» **Work to complete**
Leave out the pictures and transcribe everything else exactly.

» **Data section**
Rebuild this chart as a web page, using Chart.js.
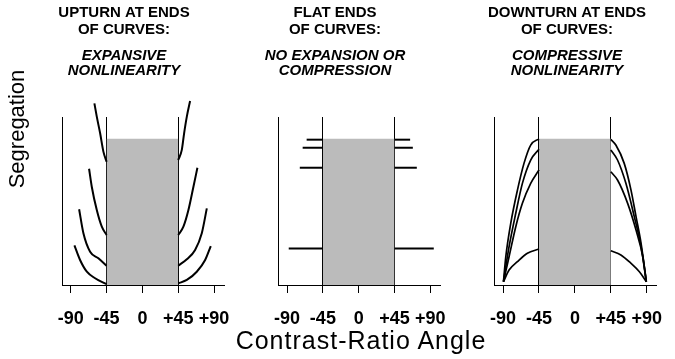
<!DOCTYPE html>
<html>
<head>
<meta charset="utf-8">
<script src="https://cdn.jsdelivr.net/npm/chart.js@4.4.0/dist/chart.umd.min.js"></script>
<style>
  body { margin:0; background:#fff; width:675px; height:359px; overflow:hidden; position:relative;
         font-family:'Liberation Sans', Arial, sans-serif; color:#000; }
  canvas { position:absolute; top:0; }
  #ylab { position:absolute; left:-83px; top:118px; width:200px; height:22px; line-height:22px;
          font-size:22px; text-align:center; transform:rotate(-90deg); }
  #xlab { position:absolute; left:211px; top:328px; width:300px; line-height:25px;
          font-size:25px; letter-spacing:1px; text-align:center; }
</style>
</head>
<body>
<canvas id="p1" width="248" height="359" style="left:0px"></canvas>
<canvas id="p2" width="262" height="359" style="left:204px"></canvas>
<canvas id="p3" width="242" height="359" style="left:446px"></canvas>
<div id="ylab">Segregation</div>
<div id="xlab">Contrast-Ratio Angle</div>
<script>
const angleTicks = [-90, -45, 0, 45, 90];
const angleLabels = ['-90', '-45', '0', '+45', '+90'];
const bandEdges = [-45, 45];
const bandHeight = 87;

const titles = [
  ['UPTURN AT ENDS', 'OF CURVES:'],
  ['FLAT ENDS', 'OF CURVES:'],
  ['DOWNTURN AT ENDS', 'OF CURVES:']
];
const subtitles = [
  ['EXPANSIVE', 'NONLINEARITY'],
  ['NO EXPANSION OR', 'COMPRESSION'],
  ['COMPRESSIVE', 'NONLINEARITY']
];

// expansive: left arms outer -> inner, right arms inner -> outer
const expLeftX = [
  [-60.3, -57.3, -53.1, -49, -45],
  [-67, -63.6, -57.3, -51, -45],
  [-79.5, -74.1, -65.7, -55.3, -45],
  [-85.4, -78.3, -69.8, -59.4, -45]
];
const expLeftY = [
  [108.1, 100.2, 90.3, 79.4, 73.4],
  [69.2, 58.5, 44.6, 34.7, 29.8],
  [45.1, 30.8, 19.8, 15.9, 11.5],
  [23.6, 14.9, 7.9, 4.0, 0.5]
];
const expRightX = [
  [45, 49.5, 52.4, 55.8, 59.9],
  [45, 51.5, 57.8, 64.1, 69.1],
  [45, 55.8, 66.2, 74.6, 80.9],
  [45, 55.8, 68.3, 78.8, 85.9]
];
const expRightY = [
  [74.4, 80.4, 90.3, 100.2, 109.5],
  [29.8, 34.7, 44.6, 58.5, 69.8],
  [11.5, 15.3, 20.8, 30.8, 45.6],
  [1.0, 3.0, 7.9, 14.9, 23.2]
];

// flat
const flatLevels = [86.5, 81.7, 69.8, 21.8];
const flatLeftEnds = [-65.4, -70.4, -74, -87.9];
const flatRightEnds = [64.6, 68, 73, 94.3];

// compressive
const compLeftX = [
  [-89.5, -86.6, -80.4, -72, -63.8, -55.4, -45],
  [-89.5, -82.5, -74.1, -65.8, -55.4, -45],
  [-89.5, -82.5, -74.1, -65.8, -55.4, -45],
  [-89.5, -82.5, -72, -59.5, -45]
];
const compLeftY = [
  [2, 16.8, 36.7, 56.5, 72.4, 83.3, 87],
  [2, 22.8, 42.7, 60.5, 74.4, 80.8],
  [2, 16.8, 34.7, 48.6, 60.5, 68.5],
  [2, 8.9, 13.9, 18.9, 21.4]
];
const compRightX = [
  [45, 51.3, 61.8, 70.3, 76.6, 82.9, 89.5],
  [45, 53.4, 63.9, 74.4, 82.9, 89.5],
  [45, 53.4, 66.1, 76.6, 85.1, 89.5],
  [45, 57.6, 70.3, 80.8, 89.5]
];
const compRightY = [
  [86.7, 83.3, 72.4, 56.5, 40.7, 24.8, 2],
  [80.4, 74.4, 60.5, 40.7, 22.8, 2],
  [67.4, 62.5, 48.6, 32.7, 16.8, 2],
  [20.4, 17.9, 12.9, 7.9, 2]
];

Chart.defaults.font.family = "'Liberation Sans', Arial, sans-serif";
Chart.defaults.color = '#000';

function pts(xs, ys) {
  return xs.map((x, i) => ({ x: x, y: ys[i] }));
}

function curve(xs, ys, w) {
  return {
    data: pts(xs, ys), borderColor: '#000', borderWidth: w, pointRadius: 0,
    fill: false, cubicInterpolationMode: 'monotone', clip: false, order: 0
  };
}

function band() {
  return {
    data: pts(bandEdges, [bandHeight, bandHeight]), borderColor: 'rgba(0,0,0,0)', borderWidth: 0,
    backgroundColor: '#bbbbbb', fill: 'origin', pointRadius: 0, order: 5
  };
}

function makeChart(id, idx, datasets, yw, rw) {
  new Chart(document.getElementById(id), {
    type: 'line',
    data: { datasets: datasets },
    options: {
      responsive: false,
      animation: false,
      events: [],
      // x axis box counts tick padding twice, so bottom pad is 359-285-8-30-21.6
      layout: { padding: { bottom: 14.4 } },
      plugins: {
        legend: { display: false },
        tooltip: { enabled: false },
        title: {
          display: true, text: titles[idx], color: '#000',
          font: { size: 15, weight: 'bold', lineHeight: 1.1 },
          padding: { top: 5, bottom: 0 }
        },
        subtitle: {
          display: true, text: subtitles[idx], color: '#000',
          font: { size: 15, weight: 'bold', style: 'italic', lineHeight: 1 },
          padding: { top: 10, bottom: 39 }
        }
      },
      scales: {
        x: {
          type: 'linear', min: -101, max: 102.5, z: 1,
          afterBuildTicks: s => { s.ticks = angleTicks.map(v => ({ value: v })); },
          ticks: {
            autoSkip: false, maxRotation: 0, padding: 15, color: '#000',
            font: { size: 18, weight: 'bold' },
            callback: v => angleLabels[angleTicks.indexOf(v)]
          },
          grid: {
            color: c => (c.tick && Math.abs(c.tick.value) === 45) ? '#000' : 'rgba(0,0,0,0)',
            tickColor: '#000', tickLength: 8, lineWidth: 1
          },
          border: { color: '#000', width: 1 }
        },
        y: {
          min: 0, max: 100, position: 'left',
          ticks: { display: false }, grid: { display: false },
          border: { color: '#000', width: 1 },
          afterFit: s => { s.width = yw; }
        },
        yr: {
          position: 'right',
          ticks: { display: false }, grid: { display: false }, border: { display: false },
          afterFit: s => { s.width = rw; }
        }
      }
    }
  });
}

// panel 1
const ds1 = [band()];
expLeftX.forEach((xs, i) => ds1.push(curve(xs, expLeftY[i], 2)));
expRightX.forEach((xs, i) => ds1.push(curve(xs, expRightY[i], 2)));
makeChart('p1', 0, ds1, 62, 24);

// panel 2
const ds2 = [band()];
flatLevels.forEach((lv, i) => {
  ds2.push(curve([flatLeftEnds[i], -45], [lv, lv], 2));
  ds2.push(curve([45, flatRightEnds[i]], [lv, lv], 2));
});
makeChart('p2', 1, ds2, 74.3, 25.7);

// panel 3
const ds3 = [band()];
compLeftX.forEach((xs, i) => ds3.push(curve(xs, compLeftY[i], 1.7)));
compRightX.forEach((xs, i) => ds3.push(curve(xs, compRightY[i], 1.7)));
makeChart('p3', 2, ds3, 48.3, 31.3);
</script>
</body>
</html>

» **Reply to the exercise**
Rebuild this chart as a web page, using Chart.js.
<!DOCTYPE html>
<html>
<head>
<meta charset="utf-8">
<script src="https://cdn.jsdelivr.net/npm/chart.js@4.4.0/dist/chart.umd.min.js"></script>
<style>
  body { margin:0; background:#fff; width:675px; height:359px; overflow:hidden; position:relative;
         font-family:'Liberation Sans', Arial, sans-serif; color:#000; }
  canvas { position:absolute; top:0; }
  #ylab { position:absolute; left:-83px; top:118px; width:200px; height:22px; line-height:22px;
          font-size:22px; text-align:center; transform:rotate(-90deg); }
  #xlab { position:absolute; left:211px; top:328px; width:300px; line-height:25px;
          font-size:25px; letter-spacing:1px; text-align:center; }
</style>
</head>
<body>
<canvas id="p1" width="248" height="359" style="left:0px"></canvas>
<canvas id="p2" width="262" height="359" style="left:204px"></canvas>
<canvas id="p3" width="242" height="359" style="left:446px"></canvas>
<div id="ylab">Segregation</div>
<div id="xlab">Contrast-Ratio Angle</div>
<script>
const angleTicks = [-90, -45, 0, 45, 90];
const angleLabels = ['-90', '-45', '0', '+45', '+90'];
const bandEdges = [-45, 45];
const bandHeight = 87;

const titles = [
  ['UPTURN AT ENDS', 'OF CURVES:'],
  ['FLAT ENDS', 'OF CURVES:'],
  ['DOWNTURN AT ENDS', 'OF CURVES:']
];
const subtitles = [
  ['EXPANSIVE', 'NONLINEARITY'],
  ['NO EXPANSION OR', 'COMPRESSION'],
  ['COMPRESSIVE', 'NONLINEARITY']
];

// expansive: left arms outer -> inner, right arms inner -> outer
const expLeftX = [
  [-60.3, -57.3, -53.1, -49, -45],
  [-67, -63.6, -57.3, -51, -45],
  [-79.5, -74.1, -65.7, -55.3, -45],
  [-85.4, -78.3, -69.8, -59.4, -45]
];
const expLeftY = [
  [108.1, 100.2, 90.3, 79.4, 73.4],
  [69.2, 58.5, 44.6, 34.7, 29.8],
  [45.1, 30.8, 19.8, 15.9, 11.5],
  [23.6, 14.9, 7.9, 4.0, 0.5]
];
const expRightX = [
  [45, 49.5, 52.4, 55.8, 59.9],
  [45, 51.5, 57.8, 64.1, 69.1],
  [45, 55.8, 66.2, 74.6, 80.9],
  [45, 55.8, 68.3, 78.8, 85.9]
];
const expRightY = [
  [74.4, 80.4, 90.3, 100.2, 109.5],
  [29.8, 34.7, 44.6, 58.5, 69.8],
  [11.5, 15.3, 20.8, 30.8, 45.6],
  [1.0, 3.0, 7.9, 14.9, 23.2]
];

// flat
const flatLevels = [86.5, 81.7, 69.8, 21.8];
const flatLeftEnds = [-65.4, -70.4, -74, -87.9];
const flatRightEnds = [64.6, 68, 73, 94.3];

// compressive
const compLeftX = [
  [-89.5, -86.6, -80.4, -72, -63.8, -55.4, -45],
  [-89.5, -82.5, -74.1, -65.8, -55.4, -45],
  [-89.5, -82.5, -74.1, -65.8, -55.4, -45],
  [-89.5, -82.5, -72, -59.5, -45]
];
const compLeftY = [
  [2, 16.8, 36.7, 56.5, 72.4, 83.3, 87],
  [2, 22.8, 42.7, 60.5, 74.4, 80.8],
  [2, 16.8, 34.7, 48.6, 60.5, 68.5],
  [2, 8.9, 13.9, 18.9, 21.4]
];
const compRightX = [
  [45, 51.3, 61.8, 70.3, 76.6, 82.9, 89.5],
  [45, 53.4, 63.9, 74.4, 82.9, 89.5],
  [45, 53.4, 66.1, 76.6, 85.1, 89.5],
  [45, 57.6, 70.3, 80.8, 89.5]
];
const compRightY = [
  [86.7, 83.3, 72.4, 56.5, 40.7, 24.8, 2],
  [80.4, 74.4, 60.5, 40.7, 22.8, 2],
  [67.4, 62.5, 48.6, 32.7, 16.8, 2],
  [20.4, 17.9, 12.9, 7.9, 2]
];

Chart.defaults.font.family = "'Liberation Sans', Arial, sans-serif";
Chart.defaults.color = '#000';

function pts(xs, ys) {
  return xs.map((x, i) => ({ x: x, y: ys[i] }));
}

function curve(xs, ys, w) {
  return {
    data: pts(xs, ys), borderColor: '#000', borderWidth: w, pointRadius: 0,
    fill: false, cubicInterpolationMode: 'monotone', clip: false, order: 0
  };
}

function band() {
  return {
    data: pts(bandEdges, [bandHeight, bandHeight]), borderColor: 'rgba(0,0,0,0)', borderWidth: 0,
    backgroundColor: '#bbbbbb', fill: 'origin', pointRadius: 0, order: 5
  };
}

function makeChart(id, idx, datasets, yw, rw) {
  new Chart(document.getElementById(id), {
    type: 'line',
    data: { datasets: datasets },
    options: {
      responsive: false,
      animation: false,
      events: [],
      // x axis box counts tick padding twice, so bottom pad is 359-285-8-30-21.6
      layout: { padding: { bottom: 14.4 } },
      plugins: {
        legend: { display: false },
        tooltip: { enabled: false },
        title: {
          display: true, text: titles[idx], color: '#000',
          font: { size: 15, weight: 'bold', lineHeight: 1.1 },
          padding: { top: 5, bottom: 0 }
        },
        subtitle: {
          display: true, text: subtitles[idx], color: '#000',
          font: { size: 15, weight: 'bold', style: 'italic', lineHeight: 1 },
          padding: { top: 10, bottom: 39 }
        }
      },
      scales: {
        x: {
          type: 'linear', min: -101, max: 102.5, z: 1,
          afterBuildTicks: s => { s.ticks = angleTicks.map(v => ({ value: v })); },
          ticks: {
            autoSkip: false, maxRotation: 0, padding: 15, color: '#000',
            font: { size: 18, weight: 'bold' },
            callback: v => angleLabels[angleTicks.indexOf(v)]
          },
          grid: {
            color: c => (c.tick && Math.abs(c.tick.value) === 45) ? '#000' : 'rgba(0,0,0,0)',
            tickColor: '#000', tickLength: 8, lineWidth: 1
          },
          border: { color: '#000', width: 1 }
        },
        y: {
          min: 0, max: 100, position: 'left',
          ticks: { display: false }, grid: { display: false },
          border: { color: '#000', width: 1 },
          afterFit: s => { s.width = yw; }
        },
        yr: {
          position: 'right',
          ticks: { display: false }, grid: { display: false }, border: { display: false },
          afterFit: s => { s.width = rw; }
        }
      }
    }
  });
}

// panel 1
const ds1 = [band()];
expLeftX.forEach((xs, i) => ds1.push(curve(xs, expLeftY[i], 2)));
expRightX.forEach((xs, i) => ds1.push(curve(xs, expRightY[i], 2)));
makeChart('p1', 0, ds1, 62, 24);

// panel 2
const ds2 = [band()];
flatLevels.forEach((lv, i) => {
  ds2.push(curve([flatLeftEnds[i], -45], [lv, lv], 2));
  ds2.push(curve([45, flatRightEnds[i]], [lv, lv], 2));
});
makeChart('p2', 1, ds2, 74.3, 25.7);

// panel 3
const ds3 = [band()];
compLeftX.forEach((xs, i) => ds3.push(curve(xs, compLeftY[i], 1.7)));
compRightX.forEach((xs, i) => ds3.push(curve(xs, compRightY[i], 1.7)));
makeChart('p3', 2, ds3, 48.3, 31.3);
</script>
</body>
</html>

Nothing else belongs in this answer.